Originally created 07/01/03

It's the 'pits' for SRS



One of the most important missions federal, state and local leaders are seeking for the Savannah River Site is a "pit" facility to replace the nation's nuclear weapons triggers.

A public hearing on a draft environmental impact statement concerning the proposed facility is at 6 p.m. July 7 at the North Augusta Community Center. We urge region residents who support the new nuclear mission to turn out in force. You can be sure that anti-nuke, anti-defense forces will turn out as many people as possible to beat back the new nuclear weapons project.

The project, costing between $2.2 billion and $4.1 billion to build, and slated to start in 2011, would create up to 1,100 high-paying construction jobs and about 1,800 high-tech science and nuclear jobs upon its completion in 2018.

Such a mission would ensure a bright future for SRS, which, for now, is mostly charged with cleaning up radioactive waste after 40 years of the Cold War.

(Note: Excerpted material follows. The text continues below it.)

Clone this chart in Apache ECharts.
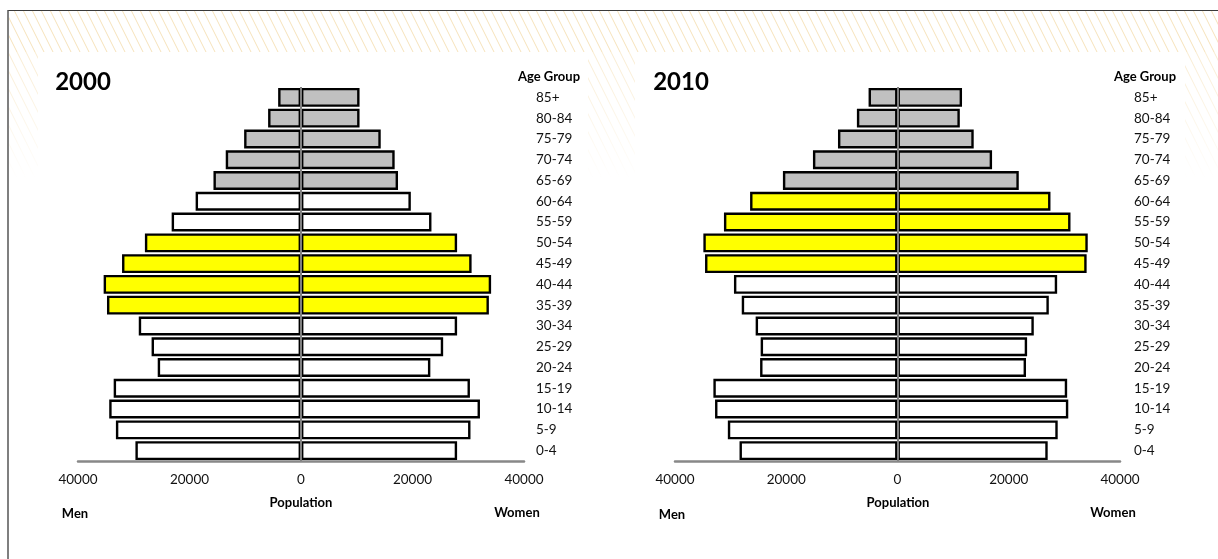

A "pit" is a hollow sphere of plutonium material that is a critical component for nuclear weapons. The pit functions as a trigger to allow the weapon to operate properly.

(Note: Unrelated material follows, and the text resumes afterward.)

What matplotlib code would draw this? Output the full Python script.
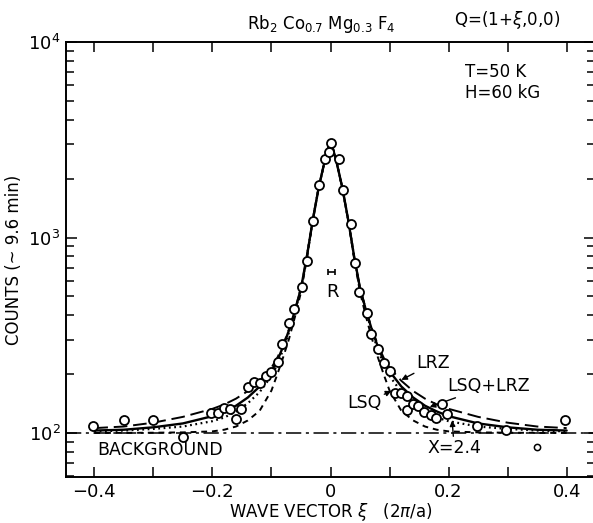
import numpy as np
import matplotlib
matplotlib.use("Agg")
import matplotlib.pyplot as plt
from matplotlib.ticker import LogLocator, NullFormatter, FixedLocator, FixedFormatter

plt.rcParams['font.family'] = ['DejaVu Sans']
plt.rcParams['mathtext.fontset'] = 'dejavusans'

# Measured scattering intensity along Q = (1+xi, 0, 0)
xi_pts = [-0.402, -0.350, -0.300, -0.249, -0.202, -0.191, -0.181, -0.170, -0.160,
          -0.151, -0.140, -0.130, -0.120, -0.110, -0.100, -0.089, -0.082, -0.070,
          -0.061, -0.049, -0.040, -0.030, -0.019, -0.009, -0.002, 0.001, 0.014,
          0.022, 0.034, 0.041, 0.049, 0.062, 0.069, 0.081, 0.090, 0.101, 0.109,
          0.120, 0.129, 0.129, 0.140, 0.149, 0.159, 0.170, 0.179, 0.189, 0.198,
          0.248, 0.298, 0.397]
counts = [109, 117, 116, 95, 126, 127, 135, 133, 118,
          132, 171, 183, 180, 196, 206, 232, 284, 367,
          430, 556, 761, 1219, 1853, 2520, 2750, 3055, 2520,
          1750, 1172, 743, 528, 412, 321, 269, 229, 208, 161,
          161, 155, 131, 141, 137, 128, 123, 119, 140, 125,
          109, 104, 117]
stray_xi = [0.349]
stray_counts = [84.5]

# Fitted line shapes, tabulated at |xi| (symmetric about xi = 0)
xi_half = [0.0, 0.01, 0.02, 0.03, 0.04, 0.05, 0.06, 0.07, 0.08, 0.09, 0.10,
           0.12, 0.14, 0.16, 0.18, 0.20, 0.25, 0.30, 0.35, 0.40]
fit_lsq_lrz = [3150, 2450, 1800, 1230, 800, 550, 425, 338, 278, 235, 207,
               173, 152, 138, 129, 122, 112, 107, 104, 103]
fit_lrz = [3150, 2450, 1800, 1230, 800, 552, 428, 342, 284, 243, 216,
           185, 164, 150, 140, 133, 121, 113, 108, 106]
fit_x24 = [3150, 2450, 1800, 1230, 800, 548, 420, 330, 268, 225, 196,
           162, 142, 129, 120, 115, 108, 105, 103, 102]
fit_lsq = [3150, 2450, 1800, 1220, 780, 525, 395, 305, 245, 200, 165,
           130, 116, 108, 104, 102, 100.8, 100.4, 100.2, 100.1]
background = 100

x_major = [-0.4, -0.2, 0.0, 0.2, 0.4]
x_minor = [-0.3, -0.1, 0.1, 0.3]
x_labels = ["\u22120.4", "\u22120.2", "0", "0.2", "0.4"]


def mirrored(half_x, half_y):
    hx = np.asarray(half_x)
    hy = np.asarray(half_y, dtype=float)
    return np.concatenate([-hx[:0:-1], hx]), np.concatenate([hy[:0:-1], hy])


fig = plt.figure(figsize=(5.93, 5.23), dpi=100)
W, H = 593, 523
ax = fig.add_axes([66 / W, 1 - 477 / H, (595 - 66) / W, (477 - 42) / H])
ax.set_yscale('log')
ax.set_xlim(-0.448, 0.448)
ax.set_ylim(59.6, 1e4)

for s in ax.spines.values():
    s.set_linewidth(1.4)

# fitted curves
x, y = mirrored(xi_half, fit_lsq_lrz)
ax.plot(x, y, color='black', lw=1.7, solid_capstyle='round', zorder=3)
x, y = mirrored(xi_half, fit_lrz)
ax.plot(x, y, color='black', lw=1.4, dashes=(7, 3), zorder=3)
x, y = mirrored(xi_half, fit_x24)
ax.plot(x, y, color='black', lw=1.6, dashes=(0.8, 1.6), zorder=3)
x, y = mirrored(xi_half, fit_lsq)
ax.plot(x, y, color='black', lw=1.4, dashes=(3, 2.5), zorder=3)

# background level
ax.axhline(background, color='black', lw=1.1, dashes=(10, 3, 2, 3), zorder=2)

# data
ax.plot(xi_pts, counts, 'o', mfc='white', mec='black', ms=6.5, mew=1.3, zorder=5)
ax.plot(stray_xi, stray_counts, 'o', mfc='white', mec='black', ms=4.5, mew=1.1, zorder=5)

# resolution bar
ax.errorbar([0.001], [668], xerr=[0.006], fmt='none', ecolor='black',
            elinewidth=1.2, capsize=2.5, capthick=1.2)
ax.text(0.003, 528, "R", ha='center', va='center', fontsize=13)

# axis ticks
ax.xaxis.set_major_locator(FixedLocator(x_major))
ax.xaxis.set_major_formatter(FixedFormatter(x_labels))
ax.xaxis.set_minor_locator(FixedLocator(x_minor))
ax.yaxis.set_major_locator(LogLocator(base=10))
ax.yaxis.set_minor_locator(LogLocator(base=10, subs=range(2, 10)))
ax.yaxis.set_minor_formatter(NullFormatter())
ax.tick_params(which='both', direction='in', top=True, right=True, width=1.1,
               labelsize=13)
ax.tick_params(axis='x', which='both', length=7, pad=4)
ax.tick_params(axis='y', which='major', length=8, pad=4)
ax.tick_params(axis='y', which='minor', length=6)

ax.set_xlabel("WAVE VECTOR $\\xi$   (2$\\pi$/a)", fontsize=12, labelpad=0)
ax.set_ylabel("COUNTS (~ 9.6 min)", fontsize=12, labelpad=4)

# labels on the curves
ax.text(-0.395, 82, "BACKGROUND", ha='left', va='center', fontsize=12.5)
arrow = dict(arrowstyle='-|>', color='black', lw=1.0, mutation_scale=8,
             shrinkA=0, shrinkB=0)
ax.annotate("LRZ", xy=(0.120, 187), xytext=(0.146, 228), ha='left', va='center',
            fontsize=12.5, arrowprops=arrow)
ax.annotate("LSQ+LRZ", xy=(0.168, 136), xytext=(0.198, 174), ha='left', va='center',
            fontsize=12.5, arrowprops=arrow)
ax.annotate("LSQ", xy=(0.103, 164), xytext=(0.0864, 142), ha='right', va='center',
            fontsize=12.5, arrowprops=arrow)
ax.annotate("X=2.4", xy=(0.206, 116), xytext=(0.164, 83.8), ha='left', va='center',
            fontsize=12.5, arrowprops=arrow)

ax.text(0.227, 7030, "T=50 K", ha='left', va='center', fontsize=12)
ax.text(0.227, 5480, "H=60 kG", ha='left', va='center', fontsize=12)

fig.text(321 / W, 1 - 24 / H, "Rb$_2$ Co$_{0.7}$ Mg$_{0.3}$ F$_4$", ha='center',
         va='center', fontsize=12)
fig.text(507 / W, 1 - 20 / H, "Q=(1+$\\xi$,0,0)", ha='center', va='center', fontsize=12)

fig.savefig("out.png", dpi=100)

Since the Rocky Flats plant in Colorado shut down pit production in 1989, the United States is the only nuclear power without the capability to manufacture the triggers.

SRS is competing with four other Department of Energy nuclear sites for the "pit" project. Certainly congressional politics will play a role in deciding which plant gets it, but practical considerations will still be critical - and on that score, SRS should have a leg up on the competition.

It has the world's most complete and modern infrastructure specifically designed for plutonium, and it has the largest, best-trained work force with extensive experience handling plutonium. Also, SRS has traditionally enjoyed a strong base of community support for its defense and nuclear missions.

Plus, if DOE does pick SRS for the "pit" project, it will return the site to its original purpose - nuclear weapons production.

With all this going for the site, public hearings like the one in North Augusta July 7 are logical places for foes of the new nuclear mission to make their stand, says Westinghouse Savannah River Co. spokesman Will Callicott, who expects demonstrators and pickets to put in an appearance, too. It could be quite a show.

Nuclear foes feel if they can discredit SRS as a site for "pit" production it would make it easier for them to discredit "pit" production anywhere. That's why it's necessary for the Central Savannah River Area to turn out three days after Independence Day celebrations to demonstrate their patriotic support for SRS.

The attitude of local communities toward new projects has a significant impact on the Energy Department's decision of where to locate them. We don't want anyone to think the anti-nuke crowd speaks for the entire area.